Was wirkt positiv auf die Leistung der Mitarbeiter? Die Hirnforschung liefert plausible Hintergründe und bietet wirkungsvolle Konzepte.

Was gute Führung ist, wurde im Industriealter von den erfolgreichsten Wirtschaftsbossen und den renommierten Ökonomischen Hochschulen bestimmt. Erst im Informationszeitalter haben sich akademische Konzepte der Soziologie und der Psychologie mit komplexen Konzepten über Leadership, Organisations- und Personalentwicklung durchgesetzt. Neu war unter anderem: die Stärken und Potentiale der Mitarbeiter rückten in den Vordergrund. Nun nimmt auch die Hirnforschung an dieser Diskussion teil. Neuropsychologische Erkenntnisse können belegen, warum manche Führungskonzepte funktionieren, und andere nicht.

Müssen, Können, Wollen und Dürfen gehören zu den gängigen Rahmenbedingungen der Interaktion zwischen Chef und Mitarbeiter. Diese Reihenfolge ist kein Zufall. Selten hatte ein Arbeitnehmer die Freiheit, die Aufgaben und Ziele selbst bestimmen zu dürfen. In der Regel werden sie von der strategischen Führung des Unternehmens festgelegt und entlang der Firmenstruktur hinunter gebrochen. Ohne an der Ausrichtung und der Definition beteiligt zu sein, müssen Mitarbeiter also bestimmte Dinge tun.
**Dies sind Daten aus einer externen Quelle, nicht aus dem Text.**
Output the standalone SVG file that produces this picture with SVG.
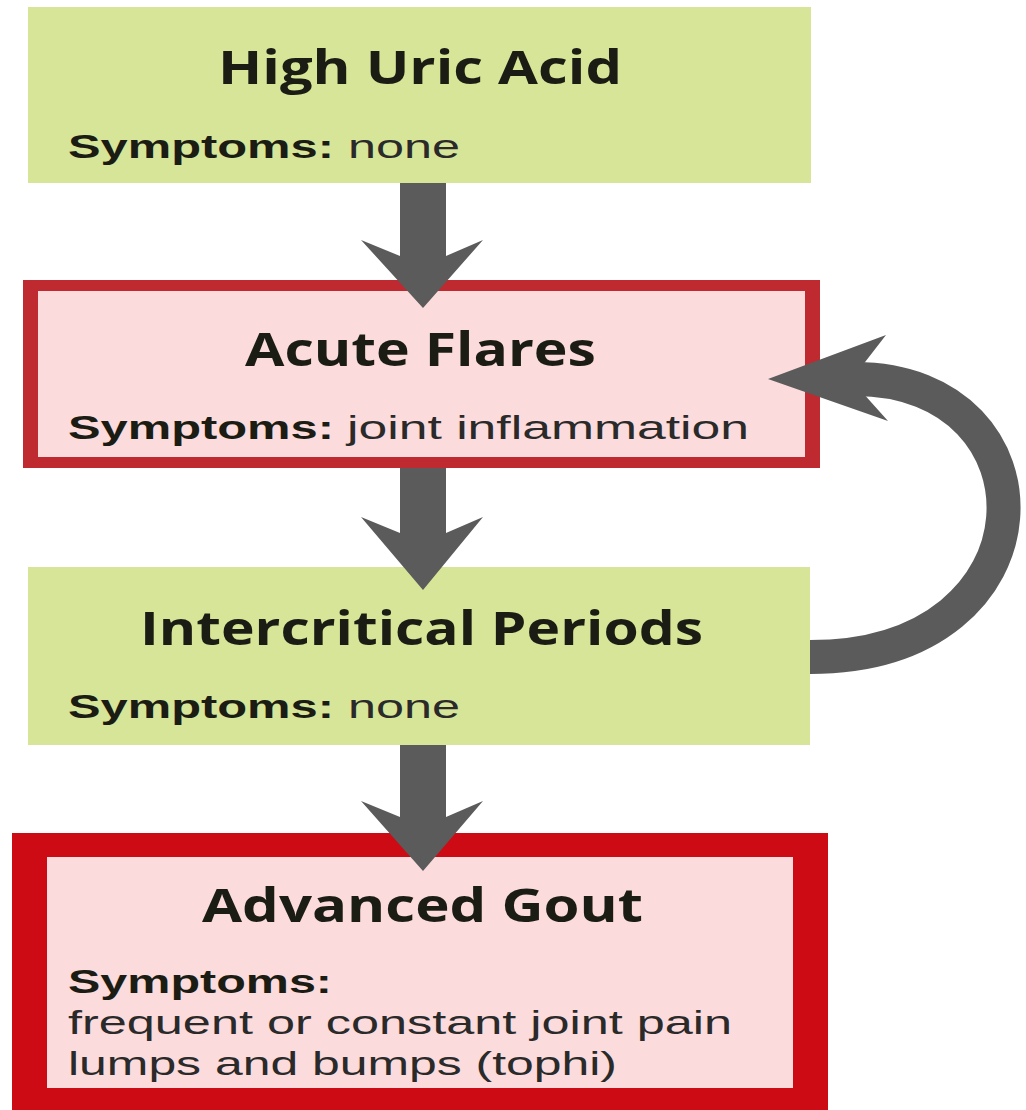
<svg xmlns="http://www.w3.org/2000/svg" width="1026" height="1110" viewBox="0 0 1026 1110">
<style>
.green{fill:#d6e597}
.pink{fill:#fcdbdc}
.title{font-family:"Open Sans","Liberation Sans",sans-serif;font-weight:700;font-size:46px;fill:#1b1d14}
.lab{font-family:"Liberation Sans","Open Sans",sans-serif;font-weight:700;font-size:33px;fill:#1b1d14}
.val{font-family:"Liberation Sans","Open Sans",sans-serif;font-weight:400;font-size:33px;fill:#2a2a2a}
.arrow{fill:#5b5b5b}
</style>
<rect width="1026" height="1110" fill="#ffffff"/>
<g id="node-high-uric-acid">
<rect class="green" x="28" y="7" width="783" height="176"/>
<text class="title" x="218" y="84" textLength="404" lengthAdjust="spacingAndGlyphs">High Uric Acid</text>
<text class="lab" x="68" y="158" textLength="266" lengthAdjust="spacingAndGlyphs">Symptoms:</text>
<text class="val" x="348" y="158" textLength="112" lengthAdjust="spacingAndGlyphs">none</text>
</g>
<g id="node-acute-flares">
<rect x="23" y="280" width="797" height="188" fill="#bf2a30"/>
<rect class="pink" x="38" y="291" width="767" height="166"/>
<text class="title" x="245" y="366" textLength="351" lengthAdjust="spacingAndGlyphs">Acute Flares</text>
<text class="lab" x="68" y="439" textLength="266" lengthAdjust="spacingAndGlyphs">Symptoms:</text>
<text class="val" x="347" y="439" textLength="402" lengthAdjust="spacingAndGlyphs">joint inflammation</text>
</g>
<g id="node-intercritical-periods">
<rect class="green" x="28" y="567" width="782" height="178"/>
<text class="title" x="140" y="645" textLength="563" lengthAdjust="spacingAndGlyphs">Intercritical Periods</text>
<text class="lab" x="68" y="718" textLength="266" lengthAdjust="spacingAndGlyphs">Symptoms:</text>
<text class="val" x="348" y="718" textLength="112" lengthAdjust="spacingAndGlyphs">none</text>
</g>
<g id="node-advanced-gout">
<rect x="12" y="833" width="816" height="290" fill="#cc0b14"/>
<rect class="pink" x="47" y="857" width="746" height="231"/>
<text class="title" x="202" y="922" textLength="441" lengthAdjust="spacingAndGlyphs">Advanced Gout</text>
<text class="lab" x="68" y="993" textLength="264" lengthAdjust="spacingAndGlyphs">Symptoms:</text>
<text class="val" x="68" y="1034" textLength="664" lengthAdjust="spacingAndGlyphs">frequent or constant joint pain</text>
<text class="val" x="68" y="1075" textLength="549" lengthAdjust="spacingAndGlyphs">lumps and bumps (tophi)</text>
</g>
<g id="connectors">
<path class="arrow" d="M400,183 H446 V256 L483,240 L423,308 L361,240 L400,256 Z"/>
<path class="arrow" d="M400,468 H446 V533 L483,517 L423,590 L361,517 L400,533 Z"/>
<path class="arrow" d="M400,745 H446 V817 L483,801 L423,871 L361,801 L400,817 Z"/>
<path d="M810,657 C1060,657 1060,379 855,379" fill="none" stroke="#5b5b5b" stroke-width="34"/>
<polygon class="arrow" points="768,379 886,335 862,366 862,392 888,421"/>
</g>
</svg>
Eine Strategie ohne erhoffte Wirkung!

Treten wir etwas zurück und betrachten die Wirtschaft mit ihren aktuellen Herausforderungen der letzten zehn Jahre. Zum einen ist es die zunehmende Anzahl juristischer Anforderungen in den verschiedensten branchenüblichen Compliance-Varianten. Zum anderen treffen wir vielerorts auf eine rückläufige Wirtschaft, zusätzlich belastet durch eine angespannte Finanzsituation – national und international. Als Antwort darauf kam es bei zahlreichen Unternehmen zu Veränderungen von Strukturen, Anpassungen der Regeln und Umgangsformen – die letztlich alle zum Ziel haben, mehr Leistung pro Kopf zu bekommen. Bei zahlreichen Unternehmen bekommt man den Eindruck, dass das Denken und Handeln der Mitarbeiter genau so wie die rein wirtschaftlichen Kalkulationsdaten in Tabellen gefasst werden. Maximale Kontrolle als Garant für minimale Verluste und maximalen Gewinn. Emotionen jeder Art scheinen für viele Entscheidungsträger ein unkalkulierbarer Faktor zu sein, der möglichst aus der Bilanz gestrichen wird. Die Wirtschaftswissenschaften wurden lange Zeit vom Kant’schen Bild eines berechnenden und rational agierenden Menschen geprägt – dem gewinnmaximierenden Homo Ökonomikus. Interessant ist: Der Deutsche Kant (1724-1804) betrachtete Emotionen als eine Gemütskrankheit.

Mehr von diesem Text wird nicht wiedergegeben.